Metal- and ligation-dependent fragmentation of [M(1,10-Phenanthroline)(1,2,3)]2+ cations with M = Mn, Fe, Co, Ni, Cu, and Zn: Comparison between the gas phase and solution

The core ions [ML(n)]2+ with n = 1-3, where L = 1,10-phenanthroline and M is a first-row transition metal, have been successfully transferred from aqueous solution into the gas phase by electrospraying and then probed for their stabilities by collision-induced dissociation in a triple quadrupole mass spectrometer. The triply ligated metal dications [ML3]2+ were observed to dissociate by the extrusion of a neutral ligand, while ligand loss from both [ML2]2+ and [ML]2+ was accompanied by electron transfer.
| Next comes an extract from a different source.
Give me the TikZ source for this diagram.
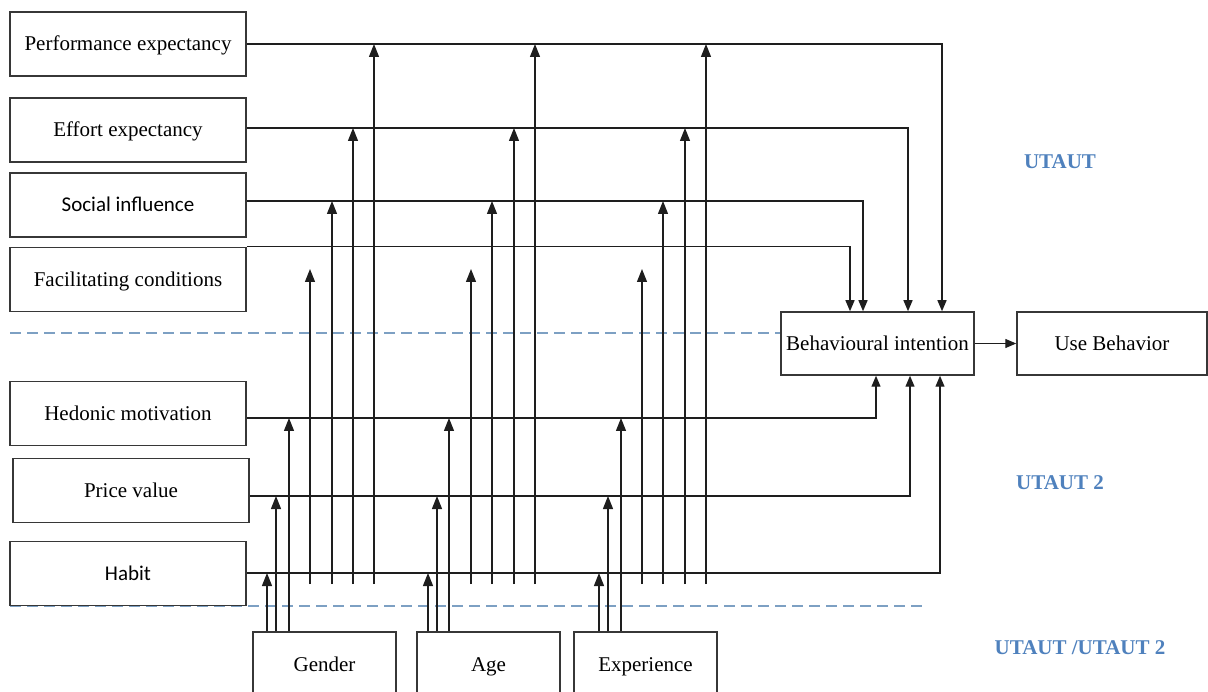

Comparisons are provided between gas-phase stabilities and stabilities for ligand loss measured in aqueous solution at 298 K. The measured onset for ligand loss from [ML3]2+ is quite insensitive to the metal, while a distinct stability order has been reported for aqueous solution. Low level density functional theory (DFT) calculations predict an intrinsic stability order for loss of ligand from [ML2]2+, but it differs from that in aqueous solution. Substantial agreement was obtained for the stability order for the loss of ligand from [ML]2+ deduced from onset energies measured for charge separation, computed with DFT, and reported for aqueous solution where hydration seems less decisive in influencing this stability order. A qualitative potential-energy diagram is presented that allows the energy for charge separation to be related to the energy for neutral ligand loss from [ML]2+ and shows that IE(M+) is decisive in determining the intrinsic stability order for loss of ligand from [ML]2+.